The last of those came via an emphatic two-handed dunk on a breakaway, after Harris had helped force a turnover on the other end. The stuff re-tied the score at 49 apiece and helped fire up the unusually raucous fans in Harvard’s student section.
Those fans were on their feet down the stretch, again thanks to Harris’s play. With Harvard leading by 59-58 and 3:15 remaining, Cornell’s 6’10 center Andrew Naeve got open down low for what looked like an easy two points. But as the big man went up for the dunk, two Harvard defenders converged to contest the shot, and Harris got a hand on the ball to knock it away.

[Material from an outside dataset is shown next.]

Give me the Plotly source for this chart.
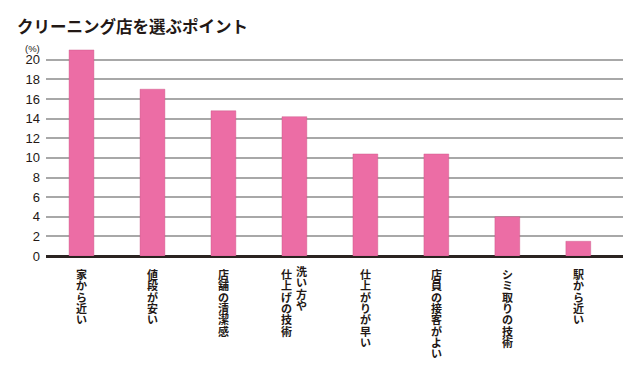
import plotly.graph_objects as go

title = "クリーニング店を選ぶポイント"
categories = ["家から近い", "値段が安い", "店舗の清潔感", "洗い方や 仕上げの技術",
              "仕上がりが早い", "店員の接客がよい", "シミ取りの技術", "駅から近い"]
values = [21.0, 17.0, 14.8, 14.2, 10.4, 10.4, 4.0, 1.5]
y_ticks = [0, 2, 4, 6, 8, 10, 12, 14, 16, 18, 20]
unit_label = "(%)"

FONT = "Noto Sans CJK JP"
xs = list(range(len(categories)))

fig = go.Figure()
fig.add_trace(go.Bar(
    x=xs, y=values, width=0.35,
    marker=dict(color="#EC6DA5", line=dict(color="rgba(200,80,130,0.5)", width=0.8)),
    hoverinfo="skip",
))

annotations = []
# vertical category labels (columns read right to left);
# small base font sets the line pitch, inner span sets glyph size
for i, cat in enumerate(categories):
    cols = cat.split(" ")
    n = len(cols)
    for c, col in enumerate(cols):
        xshift = ((n - 1) / 2 - c) * 15
        yshift = -9 + (3 if (n > 1 and c == 0) else 0)
        text = "<br>".join('<span style="font-size:11px"><b>%s</b></span>' % ch for ch in col)
        annotations.append(dict(
            x=i, y=0, xref="x", yref="y", text=text, showarrow=False,
            xanchor="center", yanchor="top", xshift=xshift, yshift=yshift,
            align="center", borderpad=0,
            font=dict(family=FONT, size=8.7, color="#231815"),
        ))

annotations.append(dict(
    x=0, y=1, xref="paper", yref="paper", text=unit_label, showarrow=False,
    xanchor="right", yanchor="middle", xshift=-4, yshift=0,
    font=dict(family="Liberation Sans, Arial", size=9.5, color="#231815"),
))

fig.update_layout(
    width=640, height=376,
    margin=dict(l=46, r=17, t=48, b=120),
    paper_bgcolor="white", plot_bgcolor="white",
    showlegend=False,
    annotations=annotations,
    title=dict(text="<b>" + title + "</b>", xref="container", yref="container",
               x=17 / 640, y=1 - 27 / 376, xanchor="left", yanchor="middle",
               font=dict(family=FONT, size=16.5, color="#231815", weight=900)),
    xaxis=dict(range=[-0.5, 7.63], showticklabels=False, showgrid=False,
               zeroline=False, showline=False, fixedrange=True, automargin=False),
    yaxis=dict(range=[0, 21.2], tickvals=y_ticks, showgrid=True,
               gridcolor="rgba(110,110,110,0.6)", gridwidth=1.5,
               zeroline=True, zerolinecolor="#2a2320", zerolinewidth=2.5,
               layer="above traces", ticks="", ticklabelstandoff=5,
               tickfont=dict(family="Liberation Sans, Arial", size=13, color="#231815"),
               fixedrange=True, automargin=False),
)

fig.write_html("out.html", config={"displayModeBar": False},
               post_script="document.body.style.margin='0';")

Harris then beat Naeve on the offensive end, scoring over the taller player with a lefty hook shot. On the next possession, Housman stole the ball from guard Louis Dale and fed a streaking Harris for another big two-handed dunk, which gave Harvard a 63-58 lead and brought the crowd to a frenzy.
“That’s huge, hearing people support you,” Harris said. “I just love when the crowd’s into it. Having a crowd like this at a home game is amazing.”
“We weren’t really used to that—we’re used to hearing the loud crowds on the road,” Housman added. “Our fans were awesome tonight. They were loud when we went on runs, and that kind of buoyed us.”
Harris’s big game represented an important step for the Crimson, which will need a low-post player to step up in Cusworth’s absence. For Harvard to have a chance of finishing with its first winning season since 2001-02—and its first winning record in league play since 1997—Harris will need to keep producing at Saturday’s rate.
“Once you’ve seen that you can do something, there’s no reason that you can’t do it again,” Harris said. “I definitely expect big things of myself, and I’m sure my teammates do, too. We all have to step up to replace a guy of Brian’s stature.”